- [What to produce]
Everything from the first line down to the line containing "9.65, 9.2, 8.85];" is to be retyped exactly, both ends included, with pictures left out.

________________

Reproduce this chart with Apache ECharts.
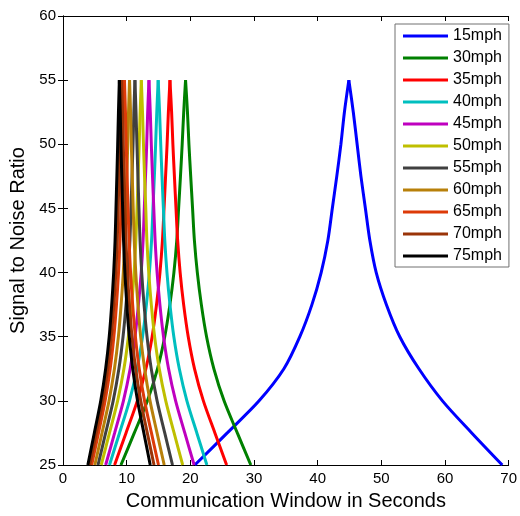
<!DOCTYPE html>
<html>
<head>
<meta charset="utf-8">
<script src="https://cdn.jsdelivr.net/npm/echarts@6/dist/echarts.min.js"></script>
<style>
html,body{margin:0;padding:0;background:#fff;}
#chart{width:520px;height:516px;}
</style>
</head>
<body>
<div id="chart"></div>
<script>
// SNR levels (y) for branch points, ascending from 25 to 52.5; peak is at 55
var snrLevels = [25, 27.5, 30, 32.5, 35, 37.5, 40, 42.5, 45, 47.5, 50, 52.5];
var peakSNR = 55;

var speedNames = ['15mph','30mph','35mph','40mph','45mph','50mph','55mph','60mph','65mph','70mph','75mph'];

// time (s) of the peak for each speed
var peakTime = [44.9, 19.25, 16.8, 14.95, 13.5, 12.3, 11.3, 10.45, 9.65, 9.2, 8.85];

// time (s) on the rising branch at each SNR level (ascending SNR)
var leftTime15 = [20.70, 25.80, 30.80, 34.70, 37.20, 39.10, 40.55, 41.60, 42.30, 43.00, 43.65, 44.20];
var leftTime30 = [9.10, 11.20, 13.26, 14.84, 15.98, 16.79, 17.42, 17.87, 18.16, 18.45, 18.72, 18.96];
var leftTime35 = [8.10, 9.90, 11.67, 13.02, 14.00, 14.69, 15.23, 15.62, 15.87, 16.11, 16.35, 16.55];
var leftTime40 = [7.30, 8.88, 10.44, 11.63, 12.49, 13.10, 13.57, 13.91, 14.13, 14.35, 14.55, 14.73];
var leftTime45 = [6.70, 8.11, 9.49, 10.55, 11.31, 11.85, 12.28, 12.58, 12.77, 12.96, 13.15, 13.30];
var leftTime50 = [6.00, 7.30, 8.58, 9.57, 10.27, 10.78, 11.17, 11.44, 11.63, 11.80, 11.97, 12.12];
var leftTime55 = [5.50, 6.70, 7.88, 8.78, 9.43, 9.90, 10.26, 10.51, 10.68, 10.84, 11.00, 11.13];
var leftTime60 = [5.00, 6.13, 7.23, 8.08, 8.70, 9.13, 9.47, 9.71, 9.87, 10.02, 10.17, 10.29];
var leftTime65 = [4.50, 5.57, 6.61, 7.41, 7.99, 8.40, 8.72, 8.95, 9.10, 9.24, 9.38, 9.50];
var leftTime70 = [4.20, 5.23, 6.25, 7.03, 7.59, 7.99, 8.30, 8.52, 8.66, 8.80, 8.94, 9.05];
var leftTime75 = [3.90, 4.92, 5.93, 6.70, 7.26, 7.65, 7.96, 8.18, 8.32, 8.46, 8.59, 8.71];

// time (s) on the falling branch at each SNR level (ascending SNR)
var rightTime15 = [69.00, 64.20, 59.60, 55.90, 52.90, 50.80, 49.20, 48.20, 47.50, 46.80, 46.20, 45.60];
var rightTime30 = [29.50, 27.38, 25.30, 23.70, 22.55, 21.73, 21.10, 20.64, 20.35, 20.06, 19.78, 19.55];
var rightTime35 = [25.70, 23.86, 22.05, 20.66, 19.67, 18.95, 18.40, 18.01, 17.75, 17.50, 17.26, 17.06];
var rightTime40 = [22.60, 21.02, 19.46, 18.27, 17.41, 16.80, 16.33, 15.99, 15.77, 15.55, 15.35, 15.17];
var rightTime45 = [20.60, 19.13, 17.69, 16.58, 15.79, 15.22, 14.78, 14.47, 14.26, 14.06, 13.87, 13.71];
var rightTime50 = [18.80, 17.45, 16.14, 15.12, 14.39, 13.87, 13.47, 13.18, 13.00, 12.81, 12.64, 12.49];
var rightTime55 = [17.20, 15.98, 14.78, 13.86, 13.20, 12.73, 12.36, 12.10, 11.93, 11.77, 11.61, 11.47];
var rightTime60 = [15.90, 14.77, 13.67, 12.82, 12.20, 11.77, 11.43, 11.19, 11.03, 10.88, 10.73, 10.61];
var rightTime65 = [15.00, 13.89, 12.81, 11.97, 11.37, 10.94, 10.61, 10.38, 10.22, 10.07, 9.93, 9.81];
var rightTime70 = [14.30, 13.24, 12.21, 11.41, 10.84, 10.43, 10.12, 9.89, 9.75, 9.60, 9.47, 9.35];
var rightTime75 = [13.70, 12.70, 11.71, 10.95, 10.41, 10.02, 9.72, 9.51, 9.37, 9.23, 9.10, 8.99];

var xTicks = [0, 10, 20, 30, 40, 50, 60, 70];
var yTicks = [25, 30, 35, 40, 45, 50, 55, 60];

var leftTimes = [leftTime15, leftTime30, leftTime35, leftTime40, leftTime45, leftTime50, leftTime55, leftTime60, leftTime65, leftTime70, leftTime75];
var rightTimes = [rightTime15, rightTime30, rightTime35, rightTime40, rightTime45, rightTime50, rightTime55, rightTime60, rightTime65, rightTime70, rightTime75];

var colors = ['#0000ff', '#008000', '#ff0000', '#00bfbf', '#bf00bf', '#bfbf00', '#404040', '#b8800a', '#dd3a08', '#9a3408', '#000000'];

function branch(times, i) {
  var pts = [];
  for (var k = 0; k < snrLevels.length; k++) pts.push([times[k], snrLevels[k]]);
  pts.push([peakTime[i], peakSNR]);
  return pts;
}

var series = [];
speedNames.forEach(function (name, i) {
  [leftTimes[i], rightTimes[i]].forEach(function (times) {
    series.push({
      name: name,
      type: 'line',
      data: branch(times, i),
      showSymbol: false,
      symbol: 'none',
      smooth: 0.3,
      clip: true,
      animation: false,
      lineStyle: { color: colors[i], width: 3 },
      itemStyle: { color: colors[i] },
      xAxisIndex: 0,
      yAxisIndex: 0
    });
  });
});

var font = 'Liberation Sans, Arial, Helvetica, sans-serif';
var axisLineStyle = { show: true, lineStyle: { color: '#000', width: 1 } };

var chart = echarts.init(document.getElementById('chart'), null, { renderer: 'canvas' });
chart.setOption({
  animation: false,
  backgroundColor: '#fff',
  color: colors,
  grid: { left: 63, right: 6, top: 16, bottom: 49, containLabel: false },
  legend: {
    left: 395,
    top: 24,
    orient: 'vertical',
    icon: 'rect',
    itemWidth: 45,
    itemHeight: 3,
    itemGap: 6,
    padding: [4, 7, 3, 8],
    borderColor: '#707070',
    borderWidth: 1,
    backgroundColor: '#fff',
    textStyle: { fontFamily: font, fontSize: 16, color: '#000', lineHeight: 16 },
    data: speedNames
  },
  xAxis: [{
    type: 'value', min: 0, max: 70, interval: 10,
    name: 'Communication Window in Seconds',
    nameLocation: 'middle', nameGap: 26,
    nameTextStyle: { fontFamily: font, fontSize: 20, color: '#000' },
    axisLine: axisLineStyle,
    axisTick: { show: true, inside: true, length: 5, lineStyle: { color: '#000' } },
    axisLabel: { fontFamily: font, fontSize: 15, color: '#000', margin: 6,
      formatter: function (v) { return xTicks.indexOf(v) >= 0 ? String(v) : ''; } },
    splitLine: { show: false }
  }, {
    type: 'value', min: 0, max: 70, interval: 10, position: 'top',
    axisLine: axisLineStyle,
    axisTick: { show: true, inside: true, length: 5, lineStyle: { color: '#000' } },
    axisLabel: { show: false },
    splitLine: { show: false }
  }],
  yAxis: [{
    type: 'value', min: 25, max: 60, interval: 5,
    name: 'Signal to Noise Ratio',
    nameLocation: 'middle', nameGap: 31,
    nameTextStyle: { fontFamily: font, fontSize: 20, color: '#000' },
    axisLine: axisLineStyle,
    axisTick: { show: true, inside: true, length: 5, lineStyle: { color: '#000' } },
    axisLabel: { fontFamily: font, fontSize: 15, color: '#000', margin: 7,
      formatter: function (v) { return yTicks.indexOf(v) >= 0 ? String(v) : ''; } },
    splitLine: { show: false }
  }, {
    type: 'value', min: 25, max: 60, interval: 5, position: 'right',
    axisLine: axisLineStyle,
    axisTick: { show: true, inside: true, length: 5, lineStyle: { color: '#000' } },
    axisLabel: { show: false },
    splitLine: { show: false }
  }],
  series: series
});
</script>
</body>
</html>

________________

- [The response]
Reproduce this chart with Apache ECharts.
<!DOCTYPE html>
<html>
<head>
<meta charset="utf-8">
<script src="https://cdn.jsdelivr.net/npm/echarts@6/dist/echarts.min.js"></script>
<style>
html,body{margin:0;padding:0;background:#fff;}
#chart{width:520px;height:516px;}
</style>
</head>
<body>
<div id="chart"></div>
<script>
// SNR levels (y) for branch points, ascending from 25 to 52.5; peak is at 55
var snrLevels = [25, 27.5, 30, 32.5, 35, 37.5, 40, 42.5, 45, 47.5, 50, 52.5];
var peakSNR = 55;

var speedNames = ['15mph','30mph','35mph','40mph','45mph','50mph','55mph','60mph','65mph','70mph','75mph'];

// time (s) of the peak for each speed
var peakTime = [44.9, 19.25, 16.8, 14.95, 13.5, 12.3, 11.3, 10.45, 9.65, 9.2, 8.85];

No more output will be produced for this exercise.